### Job
Only the lines from the one holding "Convert this chart to D3.js code." through the one holding "const yTicks = [0, 5000, 10000, 15000, 20000, 25000, 30000];" are to be retyped, exactly as they appear, with both boundary lines included.

### Records provided
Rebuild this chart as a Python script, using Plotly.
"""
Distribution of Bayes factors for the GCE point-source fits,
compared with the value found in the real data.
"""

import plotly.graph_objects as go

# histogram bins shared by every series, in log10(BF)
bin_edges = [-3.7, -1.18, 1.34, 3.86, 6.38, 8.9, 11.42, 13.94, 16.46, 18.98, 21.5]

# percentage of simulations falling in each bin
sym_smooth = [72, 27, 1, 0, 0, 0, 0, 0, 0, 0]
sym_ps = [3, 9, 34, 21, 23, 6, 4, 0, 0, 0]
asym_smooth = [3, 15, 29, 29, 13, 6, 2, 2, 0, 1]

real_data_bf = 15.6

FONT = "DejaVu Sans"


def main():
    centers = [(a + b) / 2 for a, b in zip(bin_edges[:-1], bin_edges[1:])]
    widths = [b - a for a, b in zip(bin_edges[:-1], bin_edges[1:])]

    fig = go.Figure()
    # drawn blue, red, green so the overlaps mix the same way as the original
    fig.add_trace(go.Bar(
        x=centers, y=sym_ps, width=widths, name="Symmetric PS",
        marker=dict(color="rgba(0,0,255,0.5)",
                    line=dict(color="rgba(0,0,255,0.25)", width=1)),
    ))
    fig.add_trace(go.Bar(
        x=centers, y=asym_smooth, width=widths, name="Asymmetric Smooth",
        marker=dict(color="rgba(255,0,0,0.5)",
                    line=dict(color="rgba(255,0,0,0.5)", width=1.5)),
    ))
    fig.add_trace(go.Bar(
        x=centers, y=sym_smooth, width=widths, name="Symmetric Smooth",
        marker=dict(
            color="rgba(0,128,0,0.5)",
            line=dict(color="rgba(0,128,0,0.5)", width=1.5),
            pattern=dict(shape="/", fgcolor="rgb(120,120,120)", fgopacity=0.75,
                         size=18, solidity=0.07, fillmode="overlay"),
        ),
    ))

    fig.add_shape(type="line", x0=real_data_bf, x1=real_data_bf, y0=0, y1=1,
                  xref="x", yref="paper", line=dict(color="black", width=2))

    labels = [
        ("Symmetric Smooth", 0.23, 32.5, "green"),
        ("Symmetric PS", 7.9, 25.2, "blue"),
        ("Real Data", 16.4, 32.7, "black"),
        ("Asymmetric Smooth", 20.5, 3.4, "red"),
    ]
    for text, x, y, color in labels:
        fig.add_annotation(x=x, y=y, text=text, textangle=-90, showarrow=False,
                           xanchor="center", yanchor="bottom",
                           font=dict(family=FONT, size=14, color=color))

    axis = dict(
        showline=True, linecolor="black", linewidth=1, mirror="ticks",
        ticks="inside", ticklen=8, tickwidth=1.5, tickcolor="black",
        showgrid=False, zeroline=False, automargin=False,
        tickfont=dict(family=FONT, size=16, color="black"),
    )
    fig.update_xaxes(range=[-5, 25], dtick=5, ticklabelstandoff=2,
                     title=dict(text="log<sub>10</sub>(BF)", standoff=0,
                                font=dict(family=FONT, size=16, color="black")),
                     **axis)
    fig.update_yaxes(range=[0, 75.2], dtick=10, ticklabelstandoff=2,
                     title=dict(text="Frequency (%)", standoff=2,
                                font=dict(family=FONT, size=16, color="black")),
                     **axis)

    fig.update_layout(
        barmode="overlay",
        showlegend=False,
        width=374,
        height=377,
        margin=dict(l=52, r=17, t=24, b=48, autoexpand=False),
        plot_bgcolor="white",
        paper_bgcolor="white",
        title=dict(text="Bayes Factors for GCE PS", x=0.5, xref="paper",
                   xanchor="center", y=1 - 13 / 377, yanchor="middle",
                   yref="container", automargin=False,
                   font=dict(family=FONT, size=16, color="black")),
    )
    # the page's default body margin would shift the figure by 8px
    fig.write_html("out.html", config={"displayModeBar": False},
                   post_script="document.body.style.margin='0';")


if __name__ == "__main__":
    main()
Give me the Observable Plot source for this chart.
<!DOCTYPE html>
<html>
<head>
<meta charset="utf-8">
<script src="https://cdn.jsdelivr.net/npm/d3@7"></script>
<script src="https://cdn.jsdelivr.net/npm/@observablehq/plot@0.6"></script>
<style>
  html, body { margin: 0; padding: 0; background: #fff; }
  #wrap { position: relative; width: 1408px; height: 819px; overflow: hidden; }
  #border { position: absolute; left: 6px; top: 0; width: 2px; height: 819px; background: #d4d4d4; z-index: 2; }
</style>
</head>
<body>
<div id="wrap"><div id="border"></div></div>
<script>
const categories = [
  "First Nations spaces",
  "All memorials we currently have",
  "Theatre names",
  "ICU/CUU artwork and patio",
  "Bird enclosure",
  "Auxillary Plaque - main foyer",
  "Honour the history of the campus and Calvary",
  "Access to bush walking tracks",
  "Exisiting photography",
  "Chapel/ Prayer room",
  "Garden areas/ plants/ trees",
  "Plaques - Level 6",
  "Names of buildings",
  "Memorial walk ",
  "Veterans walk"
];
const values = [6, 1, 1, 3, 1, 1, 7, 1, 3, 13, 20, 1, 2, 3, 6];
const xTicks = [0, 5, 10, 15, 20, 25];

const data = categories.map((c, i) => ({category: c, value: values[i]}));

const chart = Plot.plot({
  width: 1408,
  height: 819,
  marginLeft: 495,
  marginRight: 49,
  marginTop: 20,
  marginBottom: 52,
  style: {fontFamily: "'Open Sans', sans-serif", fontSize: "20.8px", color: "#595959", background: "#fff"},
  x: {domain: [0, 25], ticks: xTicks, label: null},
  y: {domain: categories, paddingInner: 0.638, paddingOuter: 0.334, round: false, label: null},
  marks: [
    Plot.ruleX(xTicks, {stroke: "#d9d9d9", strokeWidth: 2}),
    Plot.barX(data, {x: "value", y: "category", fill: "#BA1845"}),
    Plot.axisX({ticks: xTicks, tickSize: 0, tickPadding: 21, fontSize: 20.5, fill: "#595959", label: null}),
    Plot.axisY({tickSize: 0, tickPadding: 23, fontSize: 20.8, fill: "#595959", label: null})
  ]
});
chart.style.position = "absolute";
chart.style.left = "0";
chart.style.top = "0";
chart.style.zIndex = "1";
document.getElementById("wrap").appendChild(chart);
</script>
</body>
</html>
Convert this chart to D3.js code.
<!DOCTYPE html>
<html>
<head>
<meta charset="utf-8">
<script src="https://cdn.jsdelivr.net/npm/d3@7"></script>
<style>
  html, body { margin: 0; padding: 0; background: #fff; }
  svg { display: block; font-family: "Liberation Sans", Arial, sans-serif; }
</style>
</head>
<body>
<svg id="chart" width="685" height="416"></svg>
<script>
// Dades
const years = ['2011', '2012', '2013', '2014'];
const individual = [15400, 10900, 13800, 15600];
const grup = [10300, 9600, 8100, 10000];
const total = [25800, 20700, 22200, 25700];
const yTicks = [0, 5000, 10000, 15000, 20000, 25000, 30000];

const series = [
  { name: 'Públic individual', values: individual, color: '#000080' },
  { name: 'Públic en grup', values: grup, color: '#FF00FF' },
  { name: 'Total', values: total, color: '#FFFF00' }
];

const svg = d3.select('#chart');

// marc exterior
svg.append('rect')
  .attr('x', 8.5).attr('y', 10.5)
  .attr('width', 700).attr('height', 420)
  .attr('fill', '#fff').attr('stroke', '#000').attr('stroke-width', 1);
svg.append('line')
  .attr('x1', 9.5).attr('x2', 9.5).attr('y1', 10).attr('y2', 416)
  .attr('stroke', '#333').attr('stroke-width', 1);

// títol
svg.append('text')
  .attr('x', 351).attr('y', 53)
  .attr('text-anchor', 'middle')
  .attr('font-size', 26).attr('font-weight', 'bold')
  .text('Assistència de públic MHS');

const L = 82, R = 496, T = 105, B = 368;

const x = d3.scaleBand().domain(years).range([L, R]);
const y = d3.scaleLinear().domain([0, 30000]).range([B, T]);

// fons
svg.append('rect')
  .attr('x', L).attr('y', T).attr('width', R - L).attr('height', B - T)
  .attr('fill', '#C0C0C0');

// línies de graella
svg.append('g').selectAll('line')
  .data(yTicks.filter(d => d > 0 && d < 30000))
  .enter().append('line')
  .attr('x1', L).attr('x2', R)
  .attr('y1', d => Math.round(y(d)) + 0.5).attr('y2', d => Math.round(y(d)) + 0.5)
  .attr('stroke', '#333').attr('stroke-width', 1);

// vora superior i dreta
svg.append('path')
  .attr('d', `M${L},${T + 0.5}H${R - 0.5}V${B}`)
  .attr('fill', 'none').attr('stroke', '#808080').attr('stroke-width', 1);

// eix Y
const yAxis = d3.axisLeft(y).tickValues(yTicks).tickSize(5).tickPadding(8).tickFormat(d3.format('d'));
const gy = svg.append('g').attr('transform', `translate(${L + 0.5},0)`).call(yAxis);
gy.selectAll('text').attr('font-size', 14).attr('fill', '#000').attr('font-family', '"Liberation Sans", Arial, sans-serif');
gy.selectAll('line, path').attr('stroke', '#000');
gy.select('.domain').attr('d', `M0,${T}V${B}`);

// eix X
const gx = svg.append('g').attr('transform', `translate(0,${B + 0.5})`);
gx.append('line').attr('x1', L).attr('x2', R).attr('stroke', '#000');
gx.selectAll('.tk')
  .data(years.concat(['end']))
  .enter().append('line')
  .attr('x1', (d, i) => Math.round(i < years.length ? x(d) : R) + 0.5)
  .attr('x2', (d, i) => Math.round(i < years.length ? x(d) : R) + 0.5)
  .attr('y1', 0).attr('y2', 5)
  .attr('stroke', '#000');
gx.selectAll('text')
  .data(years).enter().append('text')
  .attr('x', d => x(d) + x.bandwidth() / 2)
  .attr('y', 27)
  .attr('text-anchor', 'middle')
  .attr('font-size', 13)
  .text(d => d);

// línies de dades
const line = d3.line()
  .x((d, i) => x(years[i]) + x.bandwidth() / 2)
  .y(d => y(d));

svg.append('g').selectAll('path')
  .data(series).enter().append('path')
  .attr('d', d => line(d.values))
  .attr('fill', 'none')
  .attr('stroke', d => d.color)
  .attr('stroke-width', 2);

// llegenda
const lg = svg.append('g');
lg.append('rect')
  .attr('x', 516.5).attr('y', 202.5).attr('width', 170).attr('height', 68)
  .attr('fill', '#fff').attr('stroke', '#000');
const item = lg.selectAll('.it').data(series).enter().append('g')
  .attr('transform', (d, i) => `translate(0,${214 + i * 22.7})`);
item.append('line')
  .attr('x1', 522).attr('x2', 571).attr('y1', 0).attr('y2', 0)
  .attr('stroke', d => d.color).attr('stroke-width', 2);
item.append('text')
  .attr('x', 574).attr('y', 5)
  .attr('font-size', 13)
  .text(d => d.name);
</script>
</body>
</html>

### Output of the task
Convert this chart to D3.js code.
<!DOCTYPE html>
<html>
<head>
<meta charset="utf-8">
<script src="https://cdn.jsdelivr.net/npm/d3@7"></script>
<style>
  html, body { margin: 0; padding: 0; background: #fff; }
  svg { display: block; font-family: "Liberation Sans", Arial, sans-serif; }
</style>
</head>
<body>
<svg id="chart" width="685" height="416"></svg>
<script>
// Dades
const years = ['2011', '2012', '2013', '2014'];
const individual = [15400, 10900, 13800, 15600];
const grup = [10300, 9600, 8100, 10000];
const total = [25800, 20700, 22200, 25700];
const yTicks = [0, 5000, 10000, 15000, 20000, 25000, 30000];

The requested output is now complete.